_What is required_:
Pictures in the entries below are excluded; copy only the lines from the one containing "Clone this chart in Apache ECharts." to the one containing "const legendCol2 = ['Sub-Saharan", both included.

_Plotting code records_:
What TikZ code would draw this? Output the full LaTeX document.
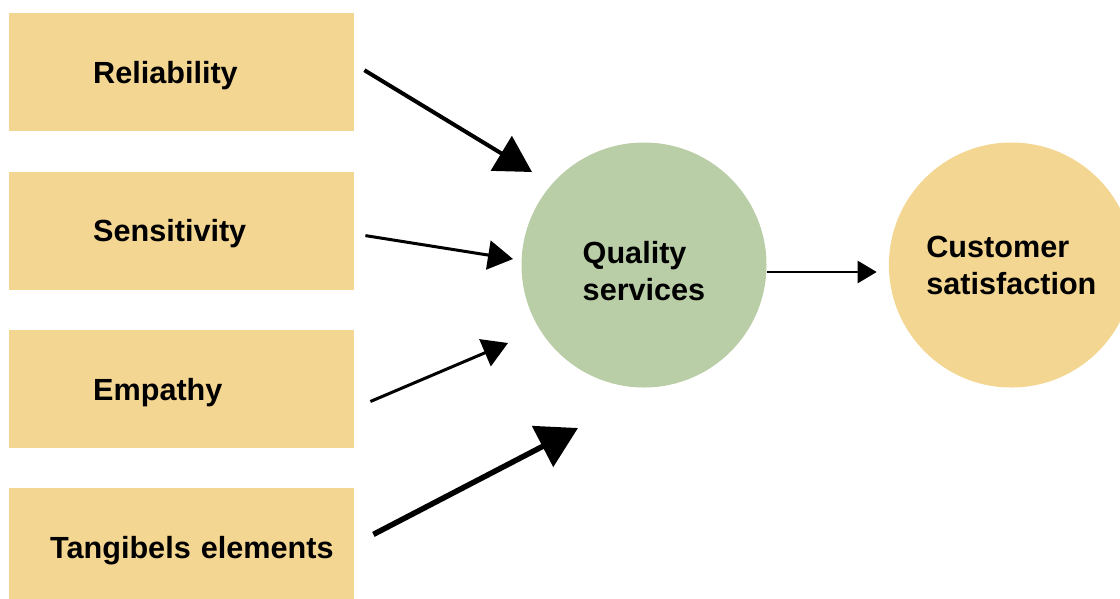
\documentclass[tikz,border=0pt]{standalone}
\usepackage{fontspec}
\setmainfont{Liberation Sans}
\usetikzlibrary{arrows.meta,positioning}

\definecolor{sand}{RGB}{243,214,146}
\definecolor{sage}{RGB}{185,206,167}

\begin{document}
\begin{tikzpicture}[
    x=1pt, y=1pt,
    node distance=40pt,
    factor/.style={rectangle, fill=sand, minimum height=118pt, inner xsep=84pt, text width=177pt, text depth=0pt, align=left, font=\bfseries\fontsize{30.6}{37}\selectfont},
    hub/.style={circle, minimum size=245pt, inner sep=0pt, text depth=0pt, align=left, font=\bfseries\fontsize{30.6}{37}\selectfont},
    heavyarrow/.style={-{Triangle[length=40pt, width=45pt]}, line width=5.5pt},
    thickarrow/.style={-{Triangle[length=36pt, width=40pt]}, line width=4pt},
    midarrow/.style={-{Triangle[length=25pt, width=29pt]}, line width=3pt},
    thinarrow/.style={-{Triangle[length=19pt, width=22pt]}, line width=2.5pt}
]
    \useasboundingbox (0,0) rectangle (1120,-598);
    \clip (0,0) rectangle (1120,-598);

    % Service dimensions
    \node[factor, anchor=north west] (rel) at (9,-13) {Reliability};
    \node[factor, below=of rel] (sen) {Sensitivity};
    \node[factor, below=of sen] (emp) {Empathy};
    \node[factor, below=of emp, inner xsep=41pt, text width=263pt] (tan) {\mbox{Tangibels elements}};

    % Outcomes
    \node[hub, fill=sage, text height=71pt] (qs) at (644,-265) {Quality\\services};
    \node[hub, fill=sand, right=122pt of qs] (cs) {Customer\\satisfaction};

    % Arrows
    \draw[thickarrow] ([shift={(10,2)}]rel.east) -- ([shift={(-112,93)}]qs.center);
    \draw[midarrow] ([shift={(11,-5)}]sen.east) -- ([shift={(-131,6)}]qs.center);
    \draw[midarrow] ([shift={(16,-12.5)}]emp.east) -- ([shift={(-136,-78)}]qs.center);
    \draw[heavyarrow] ([shift={(19,13)}]tan.east) -- ([shift={(-66,-163)}]qs.center);
    \draw[thinarrow] ([yshift=-7pt]qs.east) -- ([shift={(-12,-7)}]cs.west);
\end{tikzpicture}
\end{document}
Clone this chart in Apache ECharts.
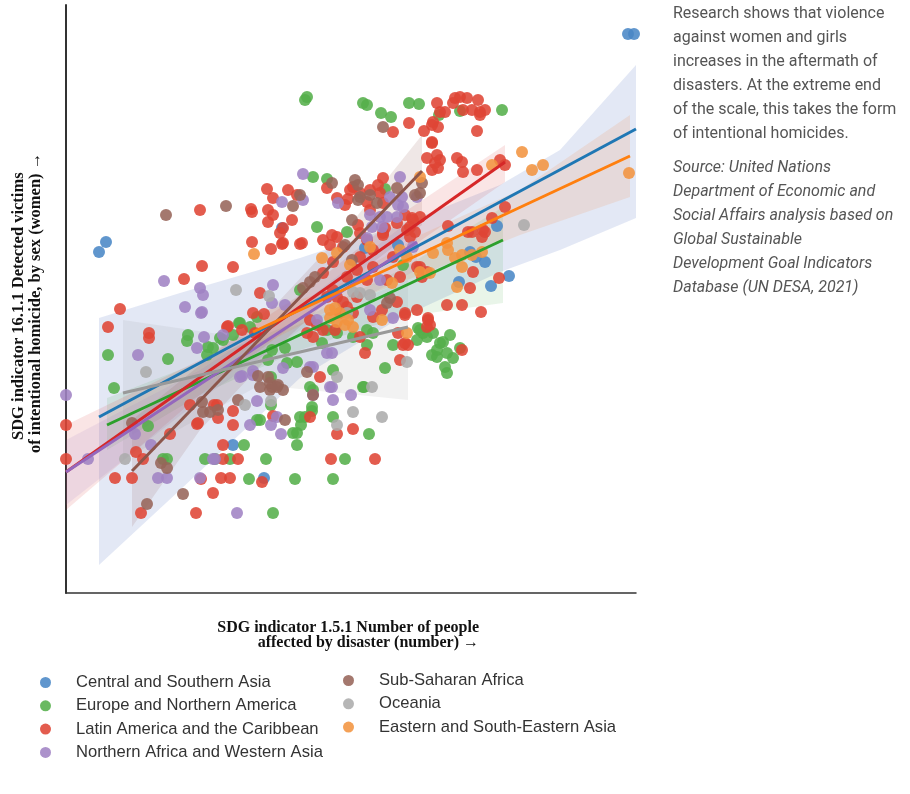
<!DOCTYPE html>
<html><head><meta charset="utf-8">
<script src="https://cdn.jsdelivr.net/npm/echarts@6/dist/echarts.min.js"></script>
<style>html,body{margin:0;padding:0;background:#fff}#c{width:910px;height:794px}</style>
</head><body><div id="c"></div>
<script>
// Region names (legend columns)
const legendCol1 = ['Central and Southern Asia','Europe and Northern America','Latin America and the Caribbean','Northern Africa and Western Asia'];
const legendCol2 = ['Sub-Saharan Africa','Oceania','Eastern and South-Eastern Asia'];

// Scatter values [disaster-affected index, homicide index] (arbitrary unlabeled units)
const csaPoints = [[99,348],[106,358],[628,566],[634,566],[282,372],[233,155],[264,122],[497,374],[470,348],[476,343],[485,338],[459,318],[491,314],[509,324],[398,355],[365,352]];
const enaPoints = [[305,500],[307,503],[363,497],[367,495],[381,487],[391,483],[409,497],[419,496],[460,489],[502,490],[439,485],[313,423],[327,421],[317,373],[347,368],[385,411],[188,265],[187,259],[240,277],[250,273],[220,262],[208,253],[257,283],[108,245],[168,241],[114,212],[148,174],[163,141],[167,141],[205,141],[230,141],[244,155],[249,121],[266,141],[273,87],[257,180],[271,195],[271,223],[310,213],[364,213],[312,189],[305,183],[301,175],[297,167],[293,167],[297,155],[333,183],[369,166],[215,141],[345,141],[295,121],[333,121],[300,310],[239,277],[233,265],[223,260],[213,252],[207,245],[285,252],[272,250],[297,238],[268,240],[287,237],[322,257],[337,267],[327,270],[353,263],[367,270],[373,267],[367,255],[393,255],[385,232],[363,213],[333,230],[313,210],[312,193],[300,183],[260,180],[420,270],[433,267],[427,263],[437,243],[440,257],[417,260],[418,272],[423,267],[450,265],[443,258],[437,250],[432,245],[447,247],[453,242],[460,252],[445,233],[447,227],[403,335]];
const lacPoints = [[455,502],[460,503],[467,502],[478,500],[453,497],[437,497],[440,488],[445,488],[463,490],[472,490],[480,488],[485,490],[480,485],[433,478],[438,473],[432,475],[409,477],[393,468],[424,469],[477,469],[432,458],[427,442],[437,445],[440,440],[435,437],[432,430],[438,432],[457,442],[462,438],[463,428],[477,430],[500,440],[505,435],
[383,422],[378,415],[370,410],[380,407],[353,413],[350,410],[360,407],[327,412],[288,410],[297,405],[273,402],[348,401],[345,395],[337,402],[367,398],[370,390],[383,397],[405,385],[397,377],[412,382],[420,383],[410,373],[415,368],[385,372],[383,367],[358,375],[360,367],[367,360],[332,365],[323,360],[302,357],[283,372],[280,367],[283,357],[292,380],[273,385],[448,374],[468,368],[483,370],[505,393],[482,363],
[267,411],[251,391],[252,388],[268,390],[268,378],[200,390],[252,358],[271,351],[202,334],[233,333],[184,321],[120,291],[108,273],[149,267],[149,262],[260,307],[253,287],[264,286],[228,274],[242,270],
[66,175],[66,141],[136,148],[143,141],[115,122],[132,122],[141,87],[170,166],[190,195],[197,176],[214,195],[218,182],[233,189],[233,175],[223,155],[223,141],[238,141],[221,122],[230,122],[262,118],[213,107],[196,87],[273,184],[217,195],[198,177],[310,183],[337,166],[353,171],[331,141],[375,141],[201,121],
[282,356],[300,356],[227,273],[255,267],[310,280],[317,275],[307,267],[313,263],[323,270],[335,270],[337,303],[343,298],[333,310],[347,293],[357,303],[360,263],[373,283],[382,290],[397,298],[405,285],[417,290],[398,267],[403,255],[408,255],[400,240],[365,247],[320,223],[428,280],[427,273],
[337,363],[330,355],[343,353],[360,343],[373,350],[383,365],[393,343],[333,338],[323,327],[347,323],[367,320],[387,320],[400,323],[417,333],[373,333],[357,330],[327,303],[340,287],[353,287],
[432,457],[492,382],[485,368],[472,368],[413,380],[407,370],[410,363],[420,333],[427,328],[422,323],[473,328],[470,312],[499,322],[447,295],[462,295],[481,288],[405,287],[428,282],[430,275],[405,257],[462,250]];
const nawaPoints = [[164,319],[200,312],[203,305],[185,293],[201,287],[273,315],[272,297],[282,398],[204,263],[223,265],[66,205],[138,245],[197,252],[88,141],[135,166],[151,155],[158,122],[167,122],[200,122],[242,224],[253,229],[257,199],[250,175],[271,175],[277,183],[213,141],[237,87],[281,166],[332,213],[333,200],[351,205],[313,205],[215,141],[202,288],[285,295],[317,280],[327,247],[332,247],[310,233],[313,233],[283,232],[253,225],[240,223],[330,213],[370,290],[380,320],[393,282],[413,353],[303,426],[303,400],[338,397],[400,423],[402,403],[417,403],[398,395],[390,403],[397,383],[370,385],[380,383],[387,383],[372,373],[382,373],[367,362],[403,393]];
const ssaPoints = [[166,385],[226,394],[383,473],[300,405],[293,394],[332,417],[355,420],[358,415],[360,403],[358,400],[370,405],[377,397],[397,412],[415,405],[420,407],[352,380],[422,417],[310,318],[303,312],[315,323],[390,302],[387,297],[307,228],[268,223],[272,213],[278,215],[283,210],[270,210],[260,213],[313,205],[238,200],[285,180],[203,188],[210,188],[218,190],[202,198],[258,224],[270,217],[277,213],[161,137],[167,132],[183,106],[147,96],[132,177],[345,355],[352,340]];
const ocePoints = [[236,310],[269,304],[146,228],[125,141],[245,195],[271,199],[337,223],[372,213],[353,188],[382,183],[337,175],[407,238],[353,308],[360,307],[370,305],[347,287],[524,375]];
const eseaPoints = [[254,346],[322,342],[350,335],[337,347],[370,353],[400,350],[407,343],[420,328],[330,290],[335,292],[340,287],[330,282],[337,278],[345,275],[353,273],[348,280],[382,280],[407,267],[430,327],[420,423],[492,435],[522,448],[532,430],[543,435],[629,427],[433,347],[447,357],[448,350],[455,342],[462,345],[462,333],[472,345],[482,348],[457,313],[392,317]];

// Regression fit endpoints
const csaFit = [[99,183],[636,471]];
const enaFit = [[107,175],[503,360]];
const lacFit = [[66,128],[505,438]];
const nawaFit = [[66,128],[417,358]];
const ssaFit = [[132,129],[422,429]];
const oceFit = [[123,207],[408,273]];
const eseaFit = [[253,268],[630,444]];

// Confidence bands: x, lower, upper
const csaBandX = [99,180,300,400,500,560,636];
const csaBandLo = [35,110,222,282,328,350,382];
const csaBandHi = [282,307,342,375,415,450,535];
const enaBandX = [107,200,300,400,503];
const enaBandLo = [150,205,250,283,297];
const enaBandHi = [202,238,280,330,393];
const lacBandX = [66,200,300,400,505];
const lacBandLo = [90,205,280,345,418];
const lacBandHi = [175,240,305,385,455];
const nawaBandX = [66,200,300,417];
const nawaBandLo = [95,200,270,330];
const nawaBandHi = [160,230,295,385];
const ssaBandX = [132,200,280,350,422];
const ssaBandLo = [73,170,255,320,375];
const ssaBandHi = [180,235,300,375,465];
const oceBandX = [123,260,408];
const oceBandLo = [140,215,200];
const oceBandHi = [280,260,320];
const eseaBandX = [253,330,420,520,630];
const eseaBandLo = [250,290,325,365,403];
const eseaBandHi = [285,310,365,410,485];

const groups = [
  {name:legendCol1[0], pts:csaPoints, fit:csaFit, bx:csaBandX, lo:csaBandLo, hi:csaBandHi, dot:'#4a88c6', line:'#1f77b4', band:'rgba(70,100,190,0.15)'},
  {name:legendCol1[1], pts:enaPoints, fit:enaFit, bx:enaBandX, lo:enaBandLo, hi:enaBandHi, dot:'#55af4b', line:'#2ca02c', band:'rgba(44,160,44,0.10)'},
  {name:legendCol1[2], pts:lacPoints, fit:lacFit, bx:lacBandX, lo:lacBandLo, hi:lacBandHi, dot:'#df4536', line:'#d62728', band:'rgba(214,39,40,0.12)'},
  {name:legendCol1[3], pts:nawaPoints, fit:nawaFit, bx:nawaBandX, lo:nawaBandLo, hi:nawaBandHi, dot:'#a083c4', line:'#9467bd', band:'rgba(148,103,189,0.12)'},
  {name:legendCol2[0], pts:ssaPoints, fit:ssaFit, bx:ssaBandX, lo:ssaBandLo, hi:ssaBandHi, dot:'#97655a', line:'#8c564b', band:'rgba(140,86,75,0.14)'},
  {name:legendCol2[1], pts:ocePoints, fit:oceFit, bx:oceBandX, lo:oceBandLo, hi:oceBandHi, dot:'#acacac', line:'#999999', band:'rgba(127,127,127,0.10)'},
  {name:legendCol2[2], pts:eseaPoints, fit:eseaFit, bx:eseaBandX, lo:eseaBandLo, hi:eseaBandHi, dot:'#f39440', line:'#ff7f0e', band:'rgba(240,130,50,0.14)'}
];

const series = [];
groups.forEach(g => {
  series.push({
    type:'custom', name:g.name+' band', silent:true, z:1,
    data: g.bx.map((x,i)=>[x, g.lo[i], g.hi[i]]),
    encode:{x:0, y:[1,2]},
    renderItem:(params, api) => {
      if (params.dataIndex !== 0) return null;
      const pts = [];
      for (let i=0;i<g.bx.length;i++) pts.push(api.coord([g.bx[i], g.hi[i]]));
      for (let i=g.bx.length-1;i>=0;i--) pts.push(api.coord([g.bx[i], g.lo[i]]));
      return {type:'polygon', shape:{points:pts}, style:{fill:g.band}};
    }
  });
});
groups.forEach(g => {
  series.push({
    type:'scatter', name:g.name, data:g.pts, symbol:'circle', symbolSize:12, z:2,
    itemStyle:{color:g.dot, opacity:0.88}
  });
});
groups.forEach(g => {
  series.push({
    type:'line', name:g.name+' fit', data:g.fit, showSymbol:false, silent:true, z:3,
    lineStyle:{color:g.line, width:3}, itemStyle:{color:g.line}
  });
});

const legendText = {fontFamily:'Liberation Sans', fontSize:16.6, color:'#333', lineHeight:16, padding:[0,0,0,20]};
const chart = echarts.init(document.getElementById('c'), null, {renderer:'canvas'});
chart.setOption({
  animation:false,
  grid:{left:66, right:274, top:5, bottom:201},
  xAxis:{type:'value', min:66, max:636, axisLine:{show:true, lineStyle:{color:'#333', width:1.5}}, axisTick:{show:false}, axisLabel:{show:false}, splitLine:{show:false}},
  yAxis:{type:'value', min:7, max:595, axisLine:{show:true, lineStyle:{color:'#333', width:2}}, axisTick:{show:false}, axisLabel:{show:false}, splitLine:{show:false}},
  legend:[
    {data:legendCol1, orient:'vertical', left:40, top:674, padding:0, icon:'circle', itemWidth:11, itemHeight:11, itemGap:6.3, textStyle:legendText},
    {data:legendCol2, orient:'vertical', left:343, top:672, padding:0, icon:'circle', itemWidth:11, itemHeight:11, itemGap:6.3, textStyle:legendText}
  ],
  graphic:[
    {type:'text', left:673, top:2, style:{text:'Research shows that violence\nagainst women and girls\nincreases in the aftermath of\ndisasters. At the extreme end\nof the scale, this takes the form\nof intentional homicides.', font:'16px Roboto', lineHeight:24, fill:'#555'}},
    {type:'text', left:673, top:156, style:{text:'Source: United Nations\nDepartment of Economic and\nSocial Affairs analysis based on\nGlobal Sustainable\nDevelopment Goal Indicators\nDatabase (UN DESA, 2021)', font:'italic 16px Roboto', lineHeight:24, fill:'#555'}},
    {type:'text', x:479, y:635, style:{text:'SDG indicator 1.5.1 Number of people\naffected by disaster (number) \u2192', font:'bold 16px "Liberation Serif"', lineHeight:15, fill:'#111', textAlign:'right', textVerticalAlign:'middle'}},
    {type:'text', x:19, y:440, rotation:Math.PI/2, style:{text:'SDG indicator 16.1.1 Detected victims', font:'bold 16.5px "Liberation Serif"', fill:'#111', textAlign:'left', textVerticalAlign:'middle'}},
    {type:'text', x:36, y:453, rotation:Math.PI/2, style:{text:'of intentional homicide, by sex (women) \u2192', font:'bold 16.5px "Liberation Serif"', fill:'#111', textAlign:'left', textVerticalAlign:'middle'}}
  ],
  series:series
});
</script>
</body></html>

_Exercise response_:
Clone this chart in Apache ECharts.
<!DOCTYPE html>
<html><head><meta charset="utf-8">
<script src="https://cdn.jsdelivr.net/npm/echarts@6/dist/echarts.min.js"></script>
<style>html,body{margin:0;padding:0;background:#fff}#c{width:910px;height:794px}</style>
</head><body><div id="c"></div>
<script>
// Region names (legend columns)
const legendCol1 = ['Central and Southern Asia','Europe and Northern America','Latin America and the Caribbean','Northern Africa and Western Asia'];
const legendCol2 = ['Sub-Saharan Africa','Oceania','Eastern and South-Eastern Asia'];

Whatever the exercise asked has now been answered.